**Task to complete**
Copy exactly, and only, the lines below from the first through the one containing "(943,97) -- (943,756);", both included; pictures are omitted.
── Data
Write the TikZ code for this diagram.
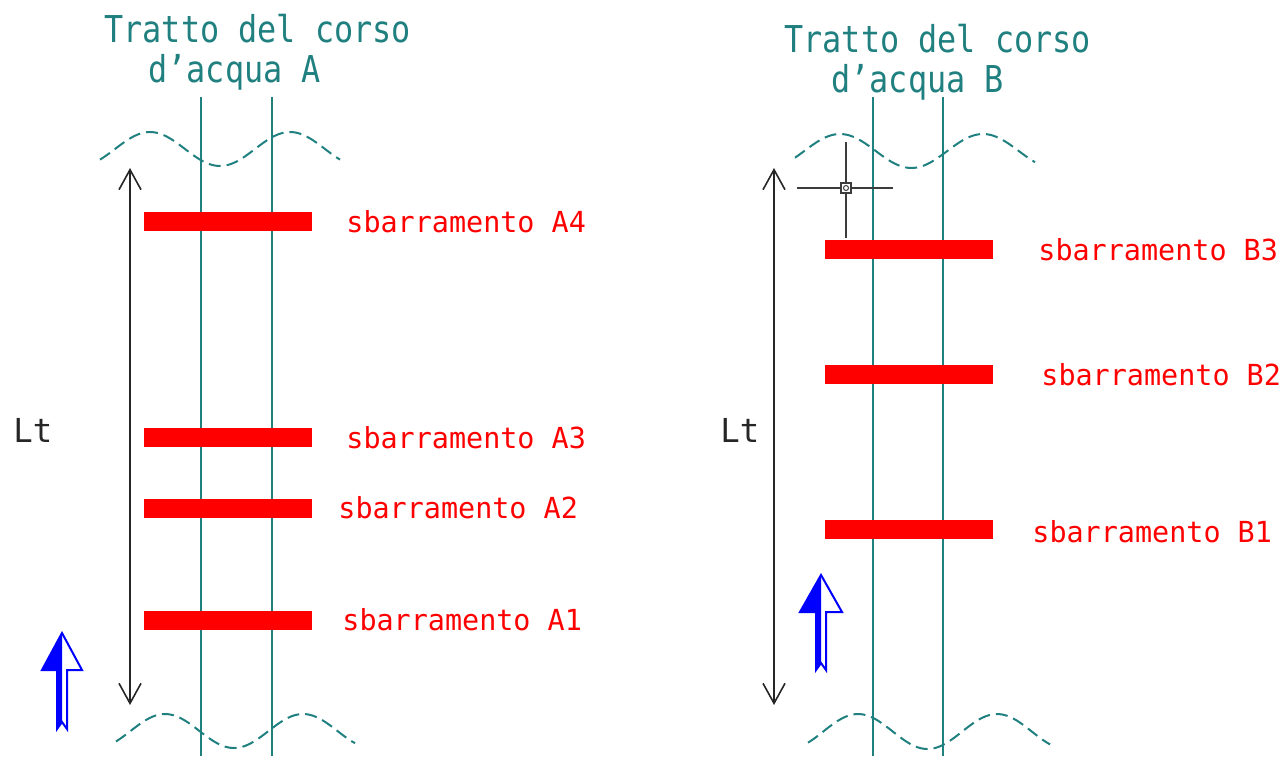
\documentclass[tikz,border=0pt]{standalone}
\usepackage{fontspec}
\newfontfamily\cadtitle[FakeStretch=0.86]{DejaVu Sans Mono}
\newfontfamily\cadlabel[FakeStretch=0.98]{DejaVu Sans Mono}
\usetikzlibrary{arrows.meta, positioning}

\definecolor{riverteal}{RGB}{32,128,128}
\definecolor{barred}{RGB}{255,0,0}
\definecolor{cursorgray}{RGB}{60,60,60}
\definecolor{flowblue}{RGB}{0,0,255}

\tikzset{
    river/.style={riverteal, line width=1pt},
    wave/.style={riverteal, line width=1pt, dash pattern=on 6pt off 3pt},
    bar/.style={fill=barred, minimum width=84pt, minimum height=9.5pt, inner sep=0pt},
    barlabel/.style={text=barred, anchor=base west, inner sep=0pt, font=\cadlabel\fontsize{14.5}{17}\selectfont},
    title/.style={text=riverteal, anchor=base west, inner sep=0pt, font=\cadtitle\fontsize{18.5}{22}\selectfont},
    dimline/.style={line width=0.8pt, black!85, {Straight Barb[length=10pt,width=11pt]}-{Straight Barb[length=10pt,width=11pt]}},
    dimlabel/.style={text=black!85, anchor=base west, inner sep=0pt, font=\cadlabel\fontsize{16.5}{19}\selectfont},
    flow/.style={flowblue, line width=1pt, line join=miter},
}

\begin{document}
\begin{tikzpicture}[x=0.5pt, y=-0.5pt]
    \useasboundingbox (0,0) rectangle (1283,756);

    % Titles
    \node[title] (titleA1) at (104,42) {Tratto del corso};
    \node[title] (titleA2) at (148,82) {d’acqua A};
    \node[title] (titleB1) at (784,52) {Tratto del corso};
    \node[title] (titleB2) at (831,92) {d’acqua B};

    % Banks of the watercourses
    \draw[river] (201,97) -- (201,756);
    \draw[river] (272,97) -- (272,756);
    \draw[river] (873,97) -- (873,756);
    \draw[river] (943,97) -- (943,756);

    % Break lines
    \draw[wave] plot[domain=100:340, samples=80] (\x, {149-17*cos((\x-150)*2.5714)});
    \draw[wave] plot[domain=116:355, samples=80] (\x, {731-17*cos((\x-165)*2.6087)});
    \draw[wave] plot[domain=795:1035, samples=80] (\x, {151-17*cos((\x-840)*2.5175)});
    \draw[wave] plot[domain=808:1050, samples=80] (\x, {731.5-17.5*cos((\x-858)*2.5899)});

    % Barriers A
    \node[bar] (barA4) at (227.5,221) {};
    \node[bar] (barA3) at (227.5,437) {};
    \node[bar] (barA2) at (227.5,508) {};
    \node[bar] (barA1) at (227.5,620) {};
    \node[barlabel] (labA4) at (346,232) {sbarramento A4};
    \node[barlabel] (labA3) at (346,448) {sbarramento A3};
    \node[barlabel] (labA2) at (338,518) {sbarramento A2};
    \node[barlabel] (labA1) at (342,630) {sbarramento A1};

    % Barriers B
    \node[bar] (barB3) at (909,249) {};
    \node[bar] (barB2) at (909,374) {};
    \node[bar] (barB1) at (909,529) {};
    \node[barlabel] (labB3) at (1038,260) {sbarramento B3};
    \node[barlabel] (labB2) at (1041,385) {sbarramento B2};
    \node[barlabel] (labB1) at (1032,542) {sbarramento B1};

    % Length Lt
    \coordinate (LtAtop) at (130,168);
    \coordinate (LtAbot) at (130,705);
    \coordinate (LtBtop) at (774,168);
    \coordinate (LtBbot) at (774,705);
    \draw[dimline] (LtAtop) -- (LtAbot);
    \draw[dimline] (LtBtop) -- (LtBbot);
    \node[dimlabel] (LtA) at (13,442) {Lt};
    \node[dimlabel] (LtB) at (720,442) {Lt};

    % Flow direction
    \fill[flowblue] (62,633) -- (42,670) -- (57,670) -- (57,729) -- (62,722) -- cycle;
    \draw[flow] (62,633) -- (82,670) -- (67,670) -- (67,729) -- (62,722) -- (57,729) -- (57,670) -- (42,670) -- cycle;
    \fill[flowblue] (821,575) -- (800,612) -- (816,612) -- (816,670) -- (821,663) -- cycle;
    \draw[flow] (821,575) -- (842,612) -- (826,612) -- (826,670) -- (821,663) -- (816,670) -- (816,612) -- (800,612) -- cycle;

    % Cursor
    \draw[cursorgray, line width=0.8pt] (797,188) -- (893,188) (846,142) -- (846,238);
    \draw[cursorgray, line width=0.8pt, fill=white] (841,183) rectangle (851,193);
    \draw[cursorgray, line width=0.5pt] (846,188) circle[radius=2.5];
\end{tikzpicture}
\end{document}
────
**Solved exercise**
Write the TikZ code for this diagram.
\documentclass[tikz,border=0pt]{standalone}
\usepackage{fontspec}
\newfontfamily\cadtitle[FakeStretch=0.86]{DejaVu Sans Mono}
\newfontfamily\cadlabel[FakeStretch=0.98]{DejaVu Sans Mono}
\usetikzlibrary{arrows.meta, positioning}

\definecolor{riverteal}{RGB}{32,128,128}
\definecolor{barred}{RGB}{255,0,0}
\definecolor{cursorgray}{RGB}{60,60,60}
\definecolor{flowblue}{RGB}{0,0,255}

\tikzset{
    river/.style={riverteal, line width=1pt},
    wave/.style={riverteal, line width=1pt, dash pattern=on 6pt off 3pt},
    bar/.style={fill=barred, minimum width=84pt, minimum height=9.5pt, inner sep=0pt},
    barlabel/.style={text=barred, anchor=base west, inner sep=0pt, font=\cadlabel\fontsize{14.5}{17}\selectfont},
    title/.style={text=riverteal, anchor=base west, inner sep=0pt, font=\cadtitle\fontsize{18.5}{22}\selectfont},
    dimline/.style={line width=0.8pt, black!85, {Straight Barb[length=10pt,width=11pt]}-{Straight Barb[length=10pt,width=11pt]}},
    dimlabel/.style={text=black!85, anchor=base west, inner sep=0pt, font=\cadlabel\fontsize{16.5}{19}\selectfont},
    flow/.style={flowblue, line width=1pt, line join=miter},
}

\begin{document}
\begin{tikzpicture}[x=0.5pt, y=-0.5pt]
    \useasboundingbox (0,0) rectangle (1283,756);

    % Titles
    \node[title] (titleA1) at (104,42) {Tratto del corso};
    \node[title] (titleA2) at (148,82) {d’acqua A};
    \node[title] (titleB1) at (784,52) {Tratto del corso};
    \node[title] (titleB2) at (831,92) {d’acqua B};

    % Banks of the watercourses
    \draw[river] (201,97) -- (201,756);
    \draw[river] (272,97) -- (272,756);
    \draw[river] (873,97) -- (873,756);
    \draw[river] (943,97) -- (943,756);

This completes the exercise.